Automatisierung und Management von Onboardingdokumenten
Oft veralten die Datenbestände von Unternehmen mit der Zeit, ohne aktualisiert zu werden, oder sie sind von Anfang an falsch angelegt – eine KI könnte die Datenqualität evaluieren und optimieren, z. B. auf Basis selbstlernender Qualitätskontrollen. Solche vollautomatisierten Kontrollen sortieren und markieren sämtliche Unterlagen und präsentieren das Ergebnis in einem zentralen KYC-Format, woraus ein beschleunigter und präziserer Onboardingprozess resultiert, welcher im Anschluss dem Berichtswesen zugutekommt.
Vom Wunsch zur Realität
Ideen und Anwendungsbereiche für KI sind ein weites Feld, und für Banken steht die intelligente Automatisierung von Prozessen hier klar im Fokus. Doch auch wenn Investitionen in diese neue innovative Technologie über die nächsten Jahre hinweg weiter zunehmen werden, steht die Technik vielfach noch am Anfang. Hinzu kommen rechtliche Hürden sowie Implementierungsschwierigkeiten auf der Anwenderseite.

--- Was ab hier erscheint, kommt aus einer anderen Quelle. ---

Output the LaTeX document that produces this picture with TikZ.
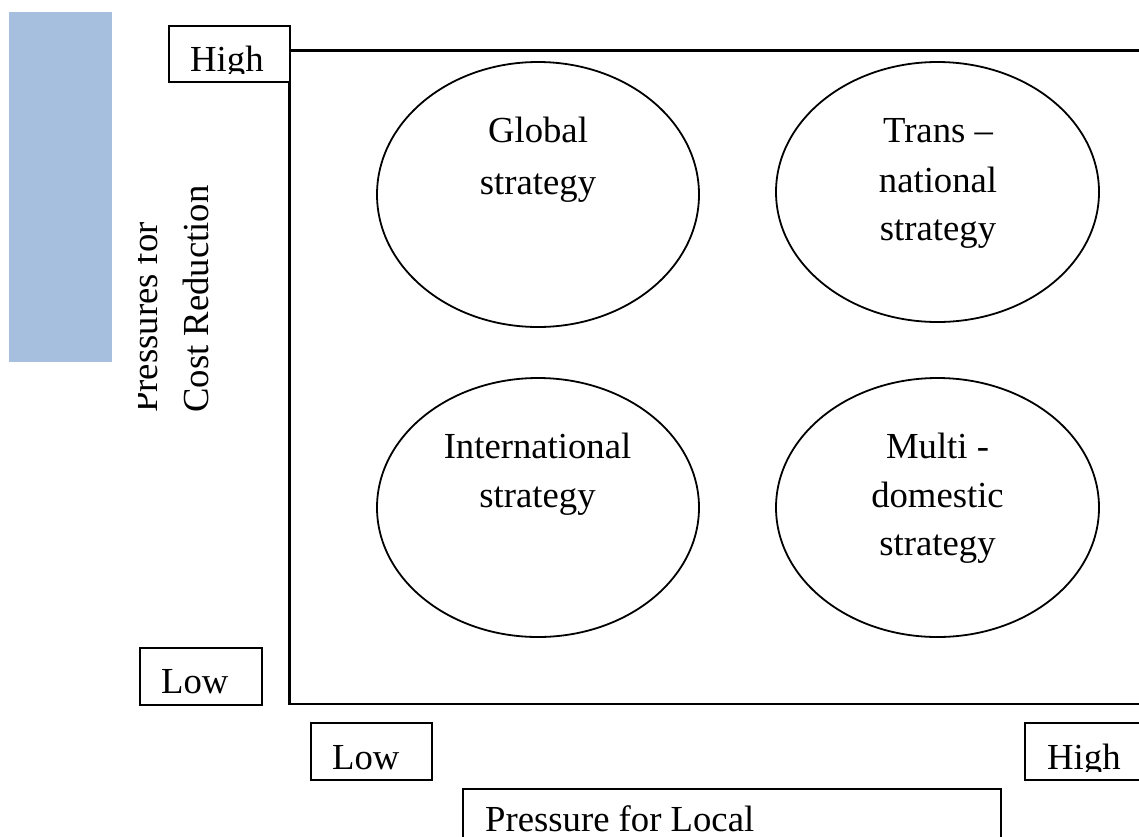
\documentclass[tikz,border=0pt]{standalone}
\usepackage{fontspec}
\setmainfont{Liberation Serif}
\usetikzlibrary{shapes.geometric}
\definecolor{bluebar}{RGB}{167,191,222}
\begin{document}
\begin{tikzpicture}[x=1pt,y=-1pt,
  lbl/.style={font=\fontsize{36.7pt}{50pt}\selectfont, inner sep=0pt, anchor=base},
  lbll/.style={lbl, anchor=base west},
  tbox/.style={draw, line width=2pt, fill=white, rectangle, inner sep=0pt},
  oval/.style={draw, ellipse, line width=1.8pt, inner sep=0pt},
  axis/.style={line width=2.2pt}]
\useasboundingbox (0,0) rectangle (1139,836);
\clip (0,0) rectangle (1139,836);
% blue bar
\node[fill=bluebar, rectangle, inner sep=0pt, minimum width=103pt, minimum height=350pt] (bar) at (60.5,187) {};
% axes frame
\coordinate (tr) at (1160,50.5);
\coordinate (tl) at (289.5,50.5);
\coordinate (bl) at (289.5,704);
\coordinate (br) at (1160,704);
\draw[axis] (tr) -- (tl) -- (bl) -- (br);
% boxes
\node[tbox, minimum width=121pt, minimum height=56pt] (hightop) at (229.5,54) {};
\node[tbox, minimum width=122pt, minimum height=57pt] (lowleft) at (201,676.5) {};
\node[tbox, minimum width=121pt, minimum height=57pt] (lowbot) at (371.5,751.5) {};
\node[tbox, minimum width=121pt, minimum height=57pt] (highbot) at (1085.5,751.5) {};
\node[tbox, minimum width=538pt, minimum height=63pt] (pbox) at (731.5,820) {};
% box texts
\begin{scope}
  \clip (169,26) rectangle (290,73);
  \node[lbll] (thigh) at (190,71) {High};
\end{scope}
\begin{scope}
  \clip (1025,723) rectangle (1139,771);
  \node[lbll] (bhigh) at (1047,769) {High};
\end{scope}
\node[lbll] (llow) at (161,693) {Low};
\node[lbll] (blow) at (332,769) {Low};
\node[lbll] (ptext) at (485,831) {Pressure for Local};
% vertical axis title
\begin{scope}
  \clip (138,150) rectangle (240,430);
  \node[lbll, rotate=90] (vp1) at (157,413) {Pressures for};
  \node[lbll, rotate=90] (vp2) at (208,413) {Cost Reduction};
\end{scope}
% ellipses
\node[oval, minimum width=322pt, minimum height=265pt] (glob) at (538,194.5) {};
\node[oval, minimum width=323pt, minimum height=260pt] (trans) at (937.5,192) {};
\node[oval, minimum width=322pt, minimum height=259pt] (intl) at (538,507.5) {};
\node[oval, minimum width=323pt, minimum height=259pt] (multi) at (937.5,507.5) {};
% ellipse texts
\node[lbl] (g1) at (538,142) {Global};
\node[lbl] (g2) at (538,194) {strategy};
\node[lbl] (t1) at (938,142) {Trans –};
\node[lbl] (t2) at (938,192) {national};
\node[lbl] (t3) at (938,240) {strategy};
\node[lbl] (i1) at (537.5,458) {International};
\node[lbl] (i2) at (537.5,507) {strategy};
\node[lbl] (m1) at (937.5,458) {Multi -};
\node[lbl] (m2) at (937.5,507) {domestic};
\node[lbl] (m3) at (937.5,555) {strategy};
\end{tikzpicture}
\end{document}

Zudem ist die Nutzung von KI für die KYC-Prozessen der Banken nur in bestimmten Segmenten des Gesamtverfahrens zu empfehlen – Benchmarks bestehen hier allerdings noch keine, was die Akzeptanz und Nutzung solcher Lösungen weiter erschwert. Vor dem Investitionsentscheid stehen daher eingehende Analysen der eigenen Strukturen und Potenziale, damit in der Zukunft die richtigen Technologien angewandt werden können – die oben genannten Anwendungsfälle sind dabei nur ein erster Schritt.